Language: Python (Pandas, Scikit-Learn, Surprise Library)
Dataset: MovieLens dataset
Source Code: Collaborative Filtering Recommendation Engine
- Stock Market Prediction
Analyzing the history of stock prices, trends, and volumes, you can create a model that predicts future values. This is a classic project that uses time series analysis with Prophet, ARIMA, and LSTM neural networks.
Language: Python
Dataset: Stock market historical data (Yahoo Finance APIs)
Source Code: Stock Price Prediction using Time Series Models
- Fake News Detection
This project identifies fake and real news through text analytics. Techniques like word embedding, BERT, and TF-IDF are applied. With the spread of misinformation online, this project idea can be quite beneficial for you.
Language: Python
Dataset: Fake News Dataset (Kaggle)
Source Code: Fake News Detection using NLP and Machine Learning
- Retail Sales Forecasting
It is known that retail businesses rely more on managing inventory and the supply chain. Hence, you can use time series models like Prophet, XGBoost, ARIMA, etc. to predict future sales trends.
Language: Python or R
Dataset: Retail store sales data (Kaggle Walmart dataset)

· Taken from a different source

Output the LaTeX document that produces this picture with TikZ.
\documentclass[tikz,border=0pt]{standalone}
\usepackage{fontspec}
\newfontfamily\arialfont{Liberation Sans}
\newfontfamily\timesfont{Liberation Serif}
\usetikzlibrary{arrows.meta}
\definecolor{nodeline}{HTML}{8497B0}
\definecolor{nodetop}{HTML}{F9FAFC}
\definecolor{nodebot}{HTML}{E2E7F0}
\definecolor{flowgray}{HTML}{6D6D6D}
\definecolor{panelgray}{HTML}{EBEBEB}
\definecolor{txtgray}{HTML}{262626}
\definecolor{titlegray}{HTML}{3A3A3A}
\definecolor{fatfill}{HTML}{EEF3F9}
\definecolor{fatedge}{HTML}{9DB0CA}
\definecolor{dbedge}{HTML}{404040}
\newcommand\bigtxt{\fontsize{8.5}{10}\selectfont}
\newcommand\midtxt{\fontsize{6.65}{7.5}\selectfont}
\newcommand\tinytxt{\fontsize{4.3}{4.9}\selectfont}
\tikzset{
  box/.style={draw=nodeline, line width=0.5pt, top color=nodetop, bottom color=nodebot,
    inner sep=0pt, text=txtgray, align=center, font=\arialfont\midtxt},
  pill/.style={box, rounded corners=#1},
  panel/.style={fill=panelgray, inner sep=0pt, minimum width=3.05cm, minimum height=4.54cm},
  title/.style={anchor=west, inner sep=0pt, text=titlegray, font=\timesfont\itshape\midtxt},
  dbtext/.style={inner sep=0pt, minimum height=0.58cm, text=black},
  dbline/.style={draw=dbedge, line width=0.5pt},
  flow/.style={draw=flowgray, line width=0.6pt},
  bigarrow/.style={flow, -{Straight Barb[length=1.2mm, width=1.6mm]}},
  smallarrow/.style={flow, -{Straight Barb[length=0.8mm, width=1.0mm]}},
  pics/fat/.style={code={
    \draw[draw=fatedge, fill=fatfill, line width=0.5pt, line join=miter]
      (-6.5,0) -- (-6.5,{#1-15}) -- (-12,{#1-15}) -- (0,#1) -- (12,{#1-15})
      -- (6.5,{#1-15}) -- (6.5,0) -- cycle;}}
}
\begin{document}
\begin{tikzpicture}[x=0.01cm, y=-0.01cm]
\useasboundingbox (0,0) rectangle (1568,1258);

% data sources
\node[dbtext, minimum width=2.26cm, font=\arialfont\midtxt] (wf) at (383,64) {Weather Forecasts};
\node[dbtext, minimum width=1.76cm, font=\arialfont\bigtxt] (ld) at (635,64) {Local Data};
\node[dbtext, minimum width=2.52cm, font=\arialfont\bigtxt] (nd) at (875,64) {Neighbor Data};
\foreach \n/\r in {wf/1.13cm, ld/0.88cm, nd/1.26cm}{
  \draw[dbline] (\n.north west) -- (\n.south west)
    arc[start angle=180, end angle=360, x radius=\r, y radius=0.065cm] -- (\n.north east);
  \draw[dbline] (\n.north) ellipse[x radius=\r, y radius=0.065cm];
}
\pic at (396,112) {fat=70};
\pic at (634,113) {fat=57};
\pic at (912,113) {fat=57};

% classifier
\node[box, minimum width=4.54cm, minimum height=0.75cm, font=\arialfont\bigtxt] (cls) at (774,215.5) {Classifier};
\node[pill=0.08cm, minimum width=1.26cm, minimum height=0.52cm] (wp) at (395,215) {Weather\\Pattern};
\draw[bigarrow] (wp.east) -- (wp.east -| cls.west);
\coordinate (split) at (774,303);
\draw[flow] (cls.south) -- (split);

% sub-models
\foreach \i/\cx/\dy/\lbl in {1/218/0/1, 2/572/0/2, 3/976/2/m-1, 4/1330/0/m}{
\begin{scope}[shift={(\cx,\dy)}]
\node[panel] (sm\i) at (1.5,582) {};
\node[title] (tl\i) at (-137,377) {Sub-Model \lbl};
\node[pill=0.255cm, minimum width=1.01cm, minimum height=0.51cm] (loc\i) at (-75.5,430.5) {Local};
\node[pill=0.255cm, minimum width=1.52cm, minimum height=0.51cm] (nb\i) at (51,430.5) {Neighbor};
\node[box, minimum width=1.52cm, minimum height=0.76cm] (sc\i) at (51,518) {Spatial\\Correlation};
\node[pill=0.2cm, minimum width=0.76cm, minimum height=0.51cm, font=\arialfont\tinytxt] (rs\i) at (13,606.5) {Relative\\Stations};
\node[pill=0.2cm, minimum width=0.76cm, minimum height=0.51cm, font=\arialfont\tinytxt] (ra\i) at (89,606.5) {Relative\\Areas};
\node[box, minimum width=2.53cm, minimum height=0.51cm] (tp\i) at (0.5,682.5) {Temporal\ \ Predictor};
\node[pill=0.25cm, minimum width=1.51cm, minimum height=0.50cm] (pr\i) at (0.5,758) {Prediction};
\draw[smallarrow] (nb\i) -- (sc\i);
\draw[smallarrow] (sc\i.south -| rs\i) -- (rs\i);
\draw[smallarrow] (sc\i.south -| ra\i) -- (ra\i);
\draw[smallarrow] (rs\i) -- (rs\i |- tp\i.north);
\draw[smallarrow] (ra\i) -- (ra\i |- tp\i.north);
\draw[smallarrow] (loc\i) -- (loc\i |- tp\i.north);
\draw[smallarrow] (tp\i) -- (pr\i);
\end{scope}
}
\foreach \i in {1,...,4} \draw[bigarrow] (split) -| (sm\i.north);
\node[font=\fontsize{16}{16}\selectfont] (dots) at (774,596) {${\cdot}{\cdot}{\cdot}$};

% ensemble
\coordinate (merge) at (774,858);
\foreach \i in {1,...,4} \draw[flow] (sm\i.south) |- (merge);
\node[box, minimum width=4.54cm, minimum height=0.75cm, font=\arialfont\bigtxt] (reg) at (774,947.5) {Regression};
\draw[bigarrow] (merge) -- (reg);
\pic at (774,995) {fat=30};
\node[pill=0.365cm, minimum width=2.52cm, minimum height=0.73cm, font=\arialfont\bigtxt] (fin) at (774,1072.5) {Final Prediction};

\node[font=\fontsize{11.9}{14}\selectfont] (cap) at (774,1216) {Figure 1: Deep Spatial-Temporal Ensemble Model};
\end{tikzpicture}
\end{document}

Source Code: Sales Forecasting with Time Series Models
- Image Classification
Here, you are required to train neural networks for image classification into categories like handwritten digits or animal species. Techniques like CNN (Convolutional Neural Networks) are often used for this project idea.
Language: Python (TensorFlow, Keras, PyTorch)

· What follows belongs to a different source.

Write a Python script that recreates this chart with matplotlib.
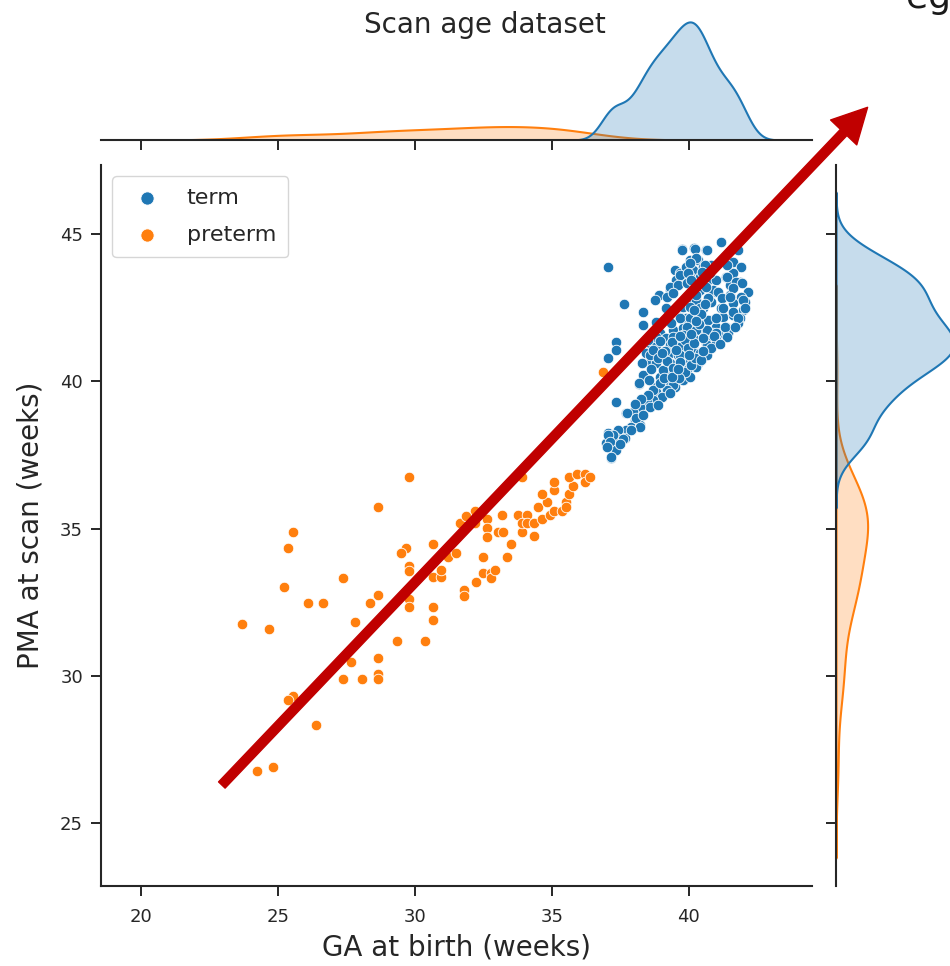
import matplotlib
matplotlib.use('Agg')
import matplotlib.pyplot as plt
import pandas as pd
import seaborn as sns

# --- data (weeks) ---
term_ga = [
    37.05, 37.63, 39.77, 40.19, 40.64, 41.17, 41.80, 40.34, 40.03,
    39.49, 39.67, 39.91, 40.16, 40.52, 40.83, 41.37, 41.62, 41.92, 41.62,
    39.55, 39.79, 40.03, 40.40, 40.70, 41.01, 41.37, 41.86, 41.49,
    38.92, 38.76, 39.30, 40.40, 41.01, 41.49, 42.16, 41.92,
    39.18, 39.91, 40.16, 40.52, 40.83, 41.19, 41.62, 42.04, 41.98,
    38.33, 39.67, 39.91, 40.40, 40.76, 41.25, 41.62, 41.86, 41.80, 41.37, 41.01,
    38.33, 38.82, 38.94, 39.43, 39.79, 40.16, 40.52, 40.89, 41.19, 41.43, 39.18,
    37.33, 37.33, 38.57, 38.82, 39.30, 39.73, 40.16, 40.64, 41.01,
    38.45, 38.70, 38.94, 39.30, 39.61, 39.97, 40.28, 40.64,
    37.05, 38.57, 38.82, 39.30, 39.55, 39.91, 40.28, 39.18, 39.55,
    38.36, 38.19, 38.94, 39.30, 39.79, 38.82, 39.18, 39.49,
    38.57, 38.94, 39.18, 38.45, 38.70, 38.33, 38.09, 37.72,
    37.33, 38.03, 37.91, 38.21, 37.72, 37.66, 37.42, 37.05, 36.99, 37.11, 37.24, 37.36, 37.18,
    39.74, 40.22, 40.65, 40.28, 40.04, 40.59, 41.38,
    39.67, 39.98, 40.40, 40.77, 41.38, 41.74, 41.93,
    39.31, 39.61, 39.92, 40.16, 40.89, 41.07, 41.62,
    39.19, 39.43, 40.28, 40.71, 41.20, 41.50, 41.99,
    39.80, 40.04, 40.40, 41.26, 41.62, 42.05,
    39.67, 40.04, 40.34, 40.71, 41.01, 41.80,
    38.82, 39.37, 39.92, 40.28, 40.65, 41.01, 41.32, 41.68,
    38.82, 39.43, 39.80, 40.16, 40.65, 41.01, 41.38,
    39.67, 40.16, 40.65, 41.01, 38.58, 39.31, 39.67, 40.04, 40.34, 40.65,
    39.25, 39.55, 39.92, 40.28, 38.34, 38.19, 39.80, 40.04, 39.43,
    39.19, 38.82, 39.01, 39.31, 38.70, 38.46, 38.58, 38.88,
    38.21, 37.97, 37.73, 38.09, 38.34, 38.21, 37.91, 37.61,
    37.24, 37.06, 37.12, 37.36, 37.18, 37.00, 37.48,
    38.50, 38.71, 38.95, 39.12, 39.38, 39.52, 39.85, 39.99, 40.21, 40.40, 40.52, 40.80, 40.93, 41.15, 39.70, 40.07,
    38.62, 38.88, 39.05, 39.22, 39.44, 39.68, 39.86, 40.10, 40.22, 40.44, 39.02, 38.30, 38.55, 39.63, 40.02, 40.52,
    40.25, 40.33, 40.45, 40.58, 40.18, 40.38, 40.62, 40.10, 40.50, 40.28,
    38.70, 38.95, 39.10, 38.52, 39.40, 38.25, 39.60, 38.05,
]
term_pma = [
    43.89, 42.63, 44.48, 44.52, 44.46, 44.74, 44.46, 44.14, 44.12,
    43.78, 43.69, 43.89, 43.78, 43.89, 43.95, 44.01, 44.06, 43.89, 43.67,
    43.44, 43.44, 43.56, 43.44, 43.44, 43.44, 43.56, 43.39, 43.27,
    42.93, 42.76, 43.10, 43.10, 43.05, 42.93, 43.05, 42.88,
    42.48, 42.65, 42.76, 42.48, 42.71, 42.48, 42.65, 42.71, 42.42,
    42.36, 42.20, 42.14, 42.06, 42.08, 42.20, 42.25, 42.14, 41.97, 41.86, 41.86,
    41.91, 41.74, 41.63, 41.74, 41.80, 41.80, 41.69, 41.63, 41.63, 41.63, 41.46,
    41.34, 41.07, 41.29, 41.24, 41.24, 41.24, 41.18, 41.29, 41.40,
    40.95, 40.90, 40.84, 40.95, 40.90, 40.95, 40.95, 40.95,
    40.78, 40.61, 40.61, 40.61, 40.50, 40.56, 40.61, 40.39, 40.27,
    40.18, 39.91, 40.16, 39.99, 40.05, 39.82, 39.71, 39.82,
    39.48, 39.48, 39.59, 39.25, 39.25, 38.97, 39.03, 38.91,
    39.31, 38.69, 38.46, 38.52, 38.35, 38.07, 38.35, 38.24, 37.90, 37.78, 37.61, 38.07, 37.39,
    44.46, 44.48, 44.46, 44.18, 44.01, 43.95, 43.95,
    43.61, 43.67, 43.56, 43.67, 43.56, 43.39, 43.33,
    43.22, 43.27, 43.33, 43.10, 43.10, 43.05, 43.16,
    42.88, 42.99, 42.76, 42.82, 42.82, 42.88, 42.76,
    42.54, 42.54, 42.48, 42.48, 42.37, 42.48,
    42.14, 42.14, 42.14, 42.08, 42.17, 42.14,
    42.03, 41.97, 41.86, 41.74, 41.74, 41.63, 41.86, 41.86,
    41.52, 41.52, 41.57, 41.46, 41.40, 41.40, 41.52,
    41.17, 41.00, 41.23, 41.29, 40.89, 40.61, 40.89, 40.72, 40.61, 40.89,
    40.32, 40.27, 40.38, 40.49, 40.21, 39.93, 40.04, 40.15, 39.87,
    39.70, 39.65, 39.48, 39.59, 39.36, 39.31, 39.14, 39.19,
    39.14, 38.97, 38.91, 38.74, 38.85, 38.46, 38.34, 38.06,
    38.17, 38.17, 37.95, 37.66, 37.44, 37.78, 37.89,
    41.42, 41.08, 41.37, 41.02, 41.33, 41.07, 41.41, 41.12, 41.30, 40.98, 41.47, 41.12, 41.55, 41.28, 41.55, 41.62,
    40.42, 40.78, 40.37, 40.70, 40.44, 40.66, 40.33, 40.56, 40.80, 40.72, 40.95, 40.62, 40.05, 40.10, 40.90, 41.02,
    42.95, 43.30, 42.30, 42.62, 42.42, 41.95, 43.20, 43.45, 43.70, 42.05,
    39.72, 39.95, 40.12, 39.55, 40.15, 39.40, 40.42, 39.22,
]
preterm_ga = [
    29.79, 28.66, 25.54, 25.39, 25.24, 27.37, 26.11, 26.67, 28.66, 28.37,
    23.69, 24.68, 29.67, 29.51, 30.65, 29.79, 29.79, 29.79, 29.79, 30.65,
    30.65, 29.37, 30.36, 28.66, 27.68, 27.37, 28.09, 28.66, 28.66, 25.54,
    25.39, 26.39, 24.24, 24.83, 30.65, 30.96, 30.96, 31.23, 31.50, 31.64,
    32.20, 32.20, 32.64, 32.64, 32.64, 33.05, 33.22, 33.20, 33.50, 32.49,
    33.37, 31.80, 31.80, 32.23, 32.49, 32.80, 32.80, 32.93, 33.77, 34.08,
    33.93, 34.35, 33.93, 34.08, 34.35, 34.50, 34.64, 34.81, 34.66, 34.93,
    35.07, 35.36, 35.51, 35.51, 35.07, 35.07, 35.63, 35.78, 35.63, 35.92,
    36.20, 36.20, 36.41, 33.93, 36.87, 31.86, 27.81,
]
preterm_pma = [
    36.74, 35.74, 34.89, 34.33, 33.02, 33.32, 32.46, 32.46, 32.74, 32.46,
    31.75, 31.59, 34.33, 34.16, 34.46, 33.74, 33.57, 32.60, 32.32, 32.32,
    31.89, 31.18, 31.18, 30.61, 30.46, 29.89, 29.89, 30.06, 29.88, 29.32,
    29.18, 28.33, 26.77, 26.89, 33.34, 33.34, 33.61, 34.04, 34.16, 35.18,
    35.60, 35.18, 35.32, 35.03, 34.72, 34.89, 34.89, 35.46, 34.46, 34.04,
    34.04, 32.91, 32.72, 33.17, 33.48, 33.48, 33.31, 33.61, 35.46, 35.46,
    34.89, 34.75, 35.18, 35.18, 35.18, 35.74, 35.32, 35.91, 36.17, 35.46,
    35.60, 35.60, 35.89, 35.74, 36.31, 36.59, 36.17, 36.45, 36.74, 36.87,
    36.87, 36.59, 36.74, 36.74, 40.32, 35.42, 31.83,
]

groups = ['term', 'preterm']
palette = {'term': '#1f77b4', 'preterm': '#ff7f0e'}
x_ticks = [20, 25, 30, 35, 40]
y_ticks = [25, 30, 35, 40, 45]

# arrow drawn over the chart (tail, tip) in data units
arrow_tail = (22.96, 26.29)
arrow_tip = (46.53, 49.31)

df = pd.DataFrame({
    'ga': term_ga + preterm_ga,
    'pma': term_pma + preterm_pma,
    'group': ['term'] * len(term_ga) + ['preterm'] * len(preterm_ga),
})

sns.set_style('ticks')
plt.rcParams['font.family'] = ['DejaVu Sans']
plt.rcParams['axes.linewidth'] = 1.5
plt.rcParams['xtick.major.width'] = 1.4
plt.rcParams['ytick.major.width'] = 1.4
plt.rcParams['xtick.major.size'] = 7
plt.rcParams['ytick.major.size'] = 7

W, H = 950, 966
fig = plt.figure(figsize=(W / 100, H / 100), dpi=100)


def add_px_axes(left, top, right, bottom, **kw):
    return fig.add_axes([left / W, 1 - bottom / H, (right - left) / W, (bottom - top) / H], **kw)


ax = add_px_axes(101, 165, 812, 886)
ax_top = add_px_axes(101, 16, 812, 140, sharex=ax)
ax_right = add_px_axes(836, 165, 960, 886, sharey=ax)

# --- joint scatter ---
for g in groups:
    sub = df[df['group'] == g]
    ax.scatter(sub['ga'], sub['pma'], s=58, color=palette[g], edgecolor='white',
               linewidth=0.6, label=g, zorder=3)

# --- marginal KDEs ---
sns.kdeplot(data=df, x='ga', hue='group', hue_order=groups, palette=palette,
            fill=True, common_norm=True, legend=False, linewidth=1.5, ax=ax_top)
sns.kdeplot(data=df, y='pma', hue='group', hue_order=groups, palette=palette,
            fill=True, common_norm=True, legend=False, linewidth=1.5, ax=ax_right)

ax.set_xlim(18.55, 44.5)
ax.set_ylim(22.86, 47.35)
ax.set_xticks(x_ticks)
ax.set_yticks(y_ticks)
ax.tick_params(axis='x', labelsize=13, colors='.15', pad=9)
ax.tick_params(axis='y', labelsize=13, colors='.15', pad=6)
ax.set_xlabel('GA at birth (weeks)', fontsize=20, color='.15', labelpad=5)
ax.set_ylabel('PMA at scan (weeks)', fontsize=20, color='.15', labelpad=11)
sns.despine(ax=ax)

ax_top.set_xlabel('')
ax_top.set_ylabel('')
ax_top.tick_params(labelbottom=False, left=False, labelleft=False)
sns.despine(ax=ax_top, left=True)
ax_top.set_facecolor('none')

ax_right.set_xlabel('')
ax_right.set_ylabel('')
ax_right.tick_params(labelleft=False, bottom=False, labelbottom=False)
sns.despine(ax=ax_right, bottom=True)
ax_right.set_facecolor('none')

ax.legend(loc='upper left', fontsize=16, markerscale=1.25, labelspacing=0.75,
          borderpad=0.55)

fig.text(485 / W, 1 - 33 / H, 'Scan age dataset', ha='center', va='baseline',
         fontsize=20, color='.15')
fig.text(906 / W, 1 - 8 / H, 'eg', ha='left', va='baseline', fontsize=26, color='#1a1a1a')

ax.annotate('', xy=arrow_tip, xytext=arrow_tail, xycoords='data',
            arrowprops=dict(color='#c00000', width=6.5, headwidth=26, headlength=25,
                            shrink=0),
            annotation_clip=False, zorder=10)

fig.savefig('out.png', dpi=100)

Dataset: CIFAR-10 or MNIST dataset
Source Code: Deep Learning Image Classifier
Conclusion
Data science is central to decision-making methods across industries. In this scenario, building a portfolio with trending project ideas can contribute to a better future for any aspiring data science professional. However, if you are new to this domain, then you can explore some of the top data science project ideas mentioned above. It is recommended to try choosing a beginner-friendly project to adapt and learn the tools that you can showcase to your employer. Remember, when analyzing the project, recruiters are not just looking at final results but the entire thought process that is associated with it!